# GIVEN INSTRUCTION
Transcribe the material word for word, but without the images.

——————————

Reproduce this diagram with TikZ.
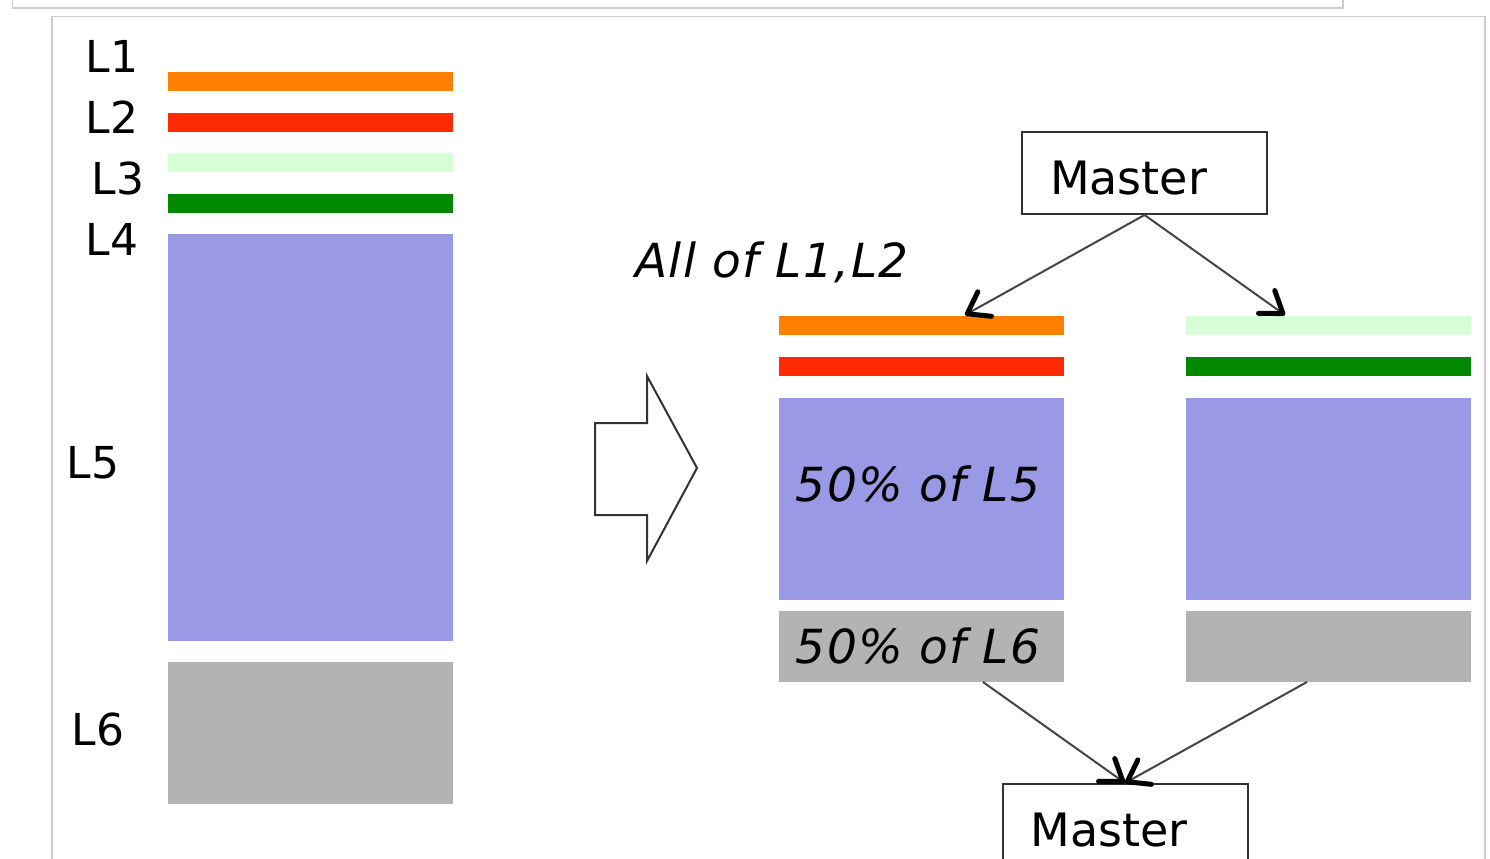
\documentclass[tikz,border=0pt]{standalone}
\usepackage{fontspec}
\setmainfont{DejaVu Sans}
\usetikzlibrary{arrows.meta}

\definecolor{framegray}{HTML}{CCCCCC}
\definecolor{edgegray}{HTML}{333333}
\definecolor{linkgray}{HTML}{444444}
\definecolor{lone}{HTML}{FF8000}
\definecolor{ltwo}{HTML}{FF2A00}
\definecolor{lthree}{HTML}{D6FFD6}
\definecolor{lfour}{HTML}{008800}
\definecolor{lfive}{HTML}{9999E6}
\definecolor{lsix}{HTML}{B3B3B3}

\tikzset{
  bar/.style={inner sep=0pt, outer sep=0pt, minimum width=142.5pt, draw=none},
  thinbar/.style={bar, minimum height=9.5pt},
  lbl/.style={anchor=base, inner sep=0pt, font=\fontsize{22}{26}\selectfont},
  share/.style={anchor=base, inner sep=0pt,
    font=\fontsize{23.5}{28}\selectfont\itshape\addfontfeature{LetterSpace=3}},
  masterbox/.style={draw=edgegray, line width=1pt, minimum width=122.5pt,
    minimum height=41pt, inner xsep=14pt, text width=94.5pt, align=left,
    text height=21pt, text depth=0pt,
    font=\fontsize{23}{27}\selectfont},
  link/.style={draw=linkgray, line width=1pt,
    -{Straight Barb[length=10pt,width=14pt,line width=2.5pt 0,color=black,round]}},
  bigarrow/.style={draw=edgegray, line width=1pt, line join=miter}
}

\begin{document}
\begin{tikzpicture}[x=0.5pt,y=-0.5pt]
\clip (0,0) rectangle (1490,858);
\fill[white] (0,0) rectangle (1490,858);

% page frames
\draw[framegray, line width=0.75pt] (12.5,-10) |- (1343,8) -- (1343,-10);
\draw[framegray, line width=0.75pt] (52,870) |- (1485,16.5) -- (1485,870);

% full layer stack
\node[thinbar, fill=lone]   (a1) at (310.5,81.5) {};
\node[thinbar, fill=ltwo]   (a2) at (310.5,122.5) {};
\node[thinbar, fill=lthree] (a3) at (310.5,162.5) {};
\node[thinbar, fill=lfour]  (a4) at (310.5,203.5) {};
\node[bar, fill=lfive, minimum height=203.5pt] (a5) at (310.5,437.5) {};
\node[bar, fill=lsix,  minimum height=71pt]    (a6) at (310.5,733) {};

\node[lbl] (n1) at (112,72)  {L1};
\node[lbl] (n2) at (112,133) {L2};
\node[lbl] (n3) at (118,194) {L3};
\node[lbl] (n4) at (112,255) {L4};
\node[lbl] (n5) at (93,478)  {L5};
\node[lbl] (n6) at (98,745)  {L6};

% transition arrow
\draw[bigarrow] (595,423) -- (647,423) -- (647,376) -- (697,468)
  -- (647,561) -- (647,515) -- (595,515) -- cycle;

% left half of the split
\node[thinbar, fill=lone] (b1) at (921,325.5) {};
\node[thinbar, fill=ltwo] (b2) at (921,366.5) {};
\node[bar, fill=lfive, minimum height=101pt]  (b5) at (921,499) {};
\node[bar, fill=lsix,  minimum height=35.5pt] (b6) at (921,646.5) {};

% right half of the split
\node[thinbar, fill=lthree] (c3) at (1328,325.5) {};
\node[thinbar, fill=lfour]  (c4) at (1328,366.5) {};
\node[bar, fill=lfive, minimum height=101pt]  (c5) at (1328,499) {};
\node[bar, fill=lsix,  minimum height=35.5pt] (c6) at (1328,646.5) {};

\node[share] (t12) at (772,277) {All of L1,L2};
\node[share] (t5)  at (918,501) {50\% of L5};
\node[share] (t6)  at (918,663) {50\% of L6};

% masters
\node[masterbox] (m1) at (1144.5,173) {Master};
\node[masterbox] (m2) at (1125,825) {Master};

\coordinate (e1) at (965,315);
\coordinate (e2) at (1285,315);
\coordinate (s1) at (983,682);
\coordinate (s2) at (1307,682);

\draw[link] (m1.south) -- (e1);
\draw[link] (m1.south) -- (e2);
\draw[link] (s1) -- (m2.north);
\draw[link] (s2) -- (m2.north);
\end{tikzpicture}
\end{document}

——————————

# RESULT FOR THIS EXERCISE
Reproduce this diagram with TikZ.
\documentclass[tikz,border=0pt]{standalone}
\usepackage{fontspec}
\setmainfont{DejaVu Sans}
\usetikzlibrary{arrows.meta}

\definecolor{framegray}{HTML}{CCCCCC}
\definecolor{edgegray}{HTML}{333333}
\definecolor{linkgray}{HTML}{444444}
\definecolor{lone}{HTML}{FF8000}
\definecolor{ltwo}{HTML}{FF2A00}
\definecolor{lthree}{HTML}{D6FFD6}
\definecolor{lfour}{HTML}{008800}
\definecolor{lfive}{HTML}{9999E6}
\definecolor{lsix}{HTML}{B3B3B3}

\tikzset{
  bar/.style={inner sep=0pt, outer sep=0pt, minimum width=142.5pt, draw=none},
  thinbar/.style={bar, minimum height=9.5pt},
  lbl/.style={anchor=base, inner sep=0pt, font=\fontsize{22}{26}\selectfont},
  share/.style={anchor=base, inner sep=0pt,
    font=\fontsize{23.5}{28}\selectfont\itshape\addfontfeature{LetterSpace=3}},
  masterbox/.style={draw=edgegray, line width=1pt, minimum width=122.5pt,
    minimum height=41pt, inner xsep=14pt, text width=94.5pt, align=left,
    text height=21pt, text depth=0pt,
    font=\fontsize{23}{27}\selectfont},
  link/.style={draw=linkgray, line width=1pt,
    -{Straight Barb[length=10pt,width=14pt,line width=2.5pt 0,color=black,round]}},
  bigarrow/.style={draw=edgegray, line width=1pt, line join=miter}
}

\begin{document}
\begin{tikzpicture}[x=0.5pt,y=-0.5pt]
\clip (0,0) rectangle (1490,858);
\fill[white] (0,0) rectangle (1490,858);

% page frames
\draw[framegray, line width=0.75pt] (12.5,-10) |- (1343,8) -- (1343,-10);
\draw[framegray, line width=0.75pt] (52,870) |- (1485,16.5) -- (1485,870);

% full layer stack
\node[thinbar, fill=lone]   (a1) at (310.5,81.5) {};
\node[thinbar, fill=ltwo]   (a2) at (310.5,122.5) {};
\node[thinbar, fill=lthree] (a3) at (310.5,162.5) {};
\node[thinbar, fill=lfour]  (a4) at (310.5,203.5) {};
\node[bar, fill=lfive, minimum height=203.5pt] (a5) at (310.5,437.5) {};
\node[bar, fill=lsix,  minimum height=71pt]    (a6) at (310.5,733) {};

\node[lbl] (n1) at (112,72)  {L1};
\node[lbl] (n2) at (112,133) {L2};
\node[lbl] (n3) at (118,194) {L3};
\node[lbl] (n4) at (112,255) {L4};
\node[lbl] (n5) at (93,478)  {L5};
\node[lbl] (n6) at (98,745)  {L6};

% transition arrow
\draw[bigarrow] (595,423) -- (647,423) -- (647,376) -- (697,468)
  -- (647,561) -- (647,515) -- (595,515) -- cycle;

% left half of the split
\node[thinbar, fill=lone] (b1) at (921,325.5) {};
\node[thinbar, fill=ltwo] (b2) at (921,366.5) {};
\node[bar, fill=lfive, minimum height=101pt]  (b5) at (921,499) {};
\node[bar, fill=lsix,  minimum height=35.5pt] (b6) at (921,646.5) {};

% right half of the split
\node[thinbar, fill=lthree] (c3) at (1328,325.5) {};
\node[thinbar, fill=lfour]  (c4) at (1328,366.5) {};
\node[bar, fill=lfive, minimum height=101pt]  (c5) at (1328,499) {};
\node[bar, fill=lsix,  minimum height=35.5pt] (c6) at (1328,646.5) {};

\node[share] (t12) at (772,277) {All of L1,L2};
\node[share] (t5)  at (918,501) {50\% of L5};
\node[share] (t6)  at (918,663) {50\% of L6};

% masters
\node[masterbox] (m1) at (1144.5,173) {Master};
\node[masterbox] (m2) at (1125,825) {Master};

\coordinate (e1) at (965,315);
\coordinate (e2) at (1285,315);
\coordinate (s1) at (983,682);
\coordinate (s2) at (1307,682);

\draw[link] (m1.south) -- (e1);
\draw[link] (m1.south) -- (e2);
\draw[link] (s1) -- (m2.north);
\draw[link] (s2) -- (m2.north);
\end{tikzpicture}
\end{document}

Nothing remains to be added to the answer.